If you have other usage questions, please feel free to open issues or you can come join our Zulip!

ted0928 commented 2 weeks ago

Hey @ted0928, thanks for raising this!

Ibis UDFs only accept Ibis expressions as their inputs, but those inputs can be converted to things like pyarrow tables, or pandas Series when the UDF is executed on the backend.

It was a little unclear from the docstring examples, since they mostly make use of single integers, and those are implicitly converted to Ibis string literals, and so they are ibis expressions.

Here's an example showing that a column in an Ibis table can be mutated using a pandas series method:

[ins] In [1]: import ibis

[ins] In [2]: con = ibis.pyspark.connect()

[ins] In [3]: ibis.set_backend(con)  # set backend to spark so memtable is created on con

[ins] In [4]: t = ibis.memtable(dict(int_col=[1, 2, 3], str_col=["a", "b", "c"]))

[ins] In [5]: @ibis.udf.scalar.pandas
         ...: def string_cap(x: str) -> str:
         ...:     return x.str.capitalize()

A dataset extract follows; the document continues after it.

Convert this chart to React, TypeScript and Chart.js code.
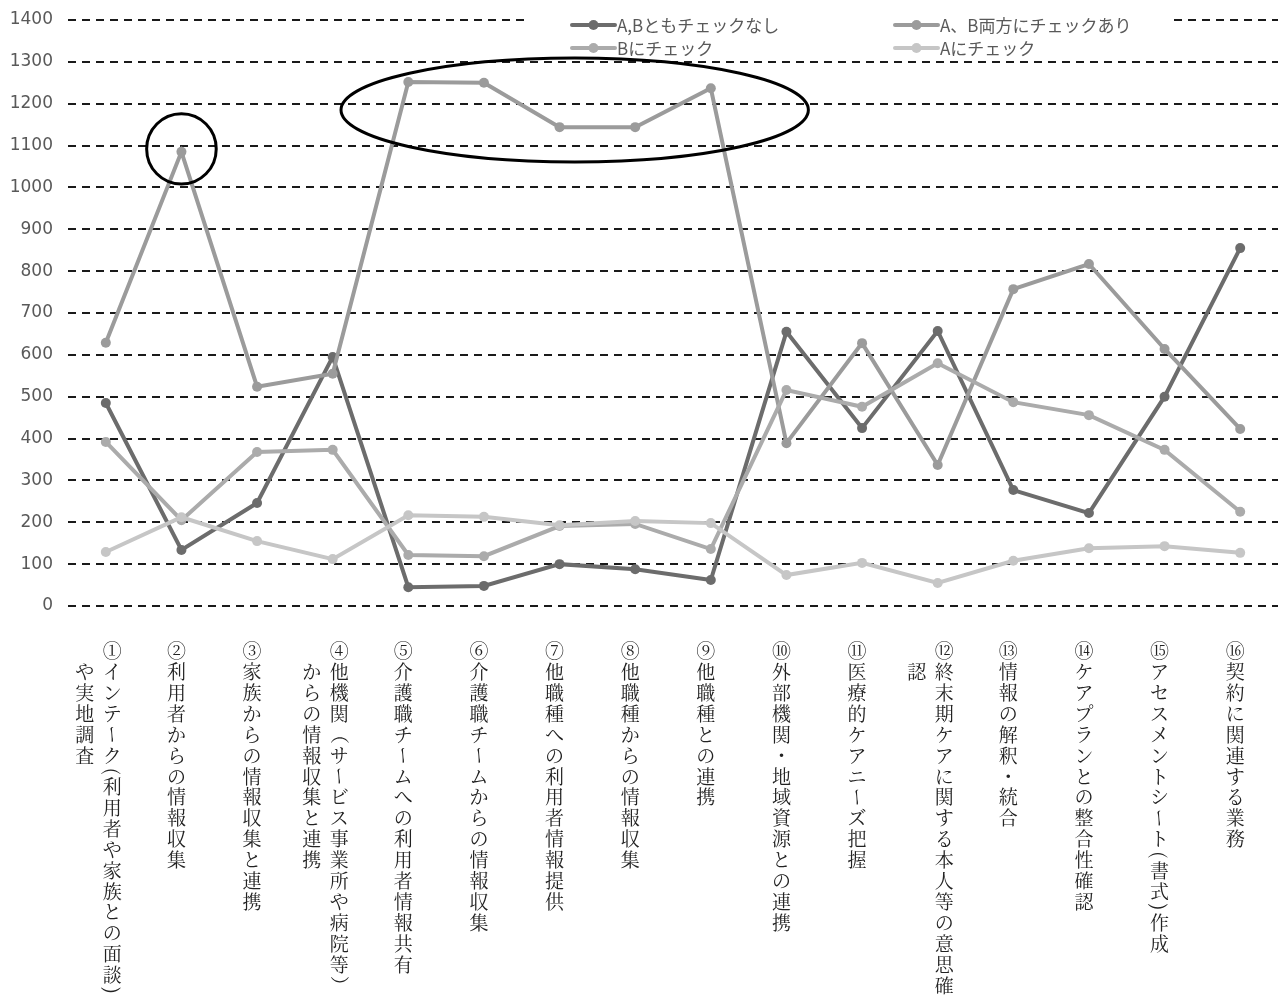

[ins] In [6]: ibis.options.interactive = True

[ins] In [7]: string_cap(t.str_col)
Out[7]: 
┏━━━━━━━━━━━━━━━━━━━━━━━┓
┃ string_cap_0(str_col) ┃
┡━━━━━━━━━━━━━━━━━━━━━━━┩
│ string                │
├───────────────────────┤
│ A                     │
│ B                     │
│ C                     │
└───────────────────────┘

Note that you still want to provide the column dtype in the UDF type signature, not pd.Series.

If you have an existing pandas Series, you can throw it into a memtable to make it work with a UDF:

[ins] In [8]: import pandas as pd

[ins] In [9]: intseries = pd.Series([4, 5, 6], dtype="int64")

[nav] In [10]: t = ibis.memtable(dict(intcol=intseries))

[ins] In [11]: t
Out[11]:

┏━━━━━━━━┓
┃ intcol ┃
┡━━━━━━━━┩
│ int64  │
├────────┤
│      4 │
│      5 │
│      6 │
└────────┘

[ins] In [12]: @ibis.udf.scalar.pandas
          ...: def add_one(x: int) -> int:
          ...:     return x + 1

[ins] In [13]: add_one(t.intcol)
Out[13]:

┏━━━━━━━━━━━━━━━━━━━┓
┃ add_one_0(intcol) ┃
┡━━━━━━━━━━━━━━━━━━━┩
│ int64             │
├───────────────────┤
│                 5 │
│                 6 │
│                 7 │
└───────────────────┘

Hopefully that helps clear things up a little, and thanks for drawing our attention to the confusing docstrings (it tripped me up, too).

If you have other usage questions, please feel free to open issues or you can come join our Zulip!

Thank u so much for giving me a string literals example, it feels much more clear to me!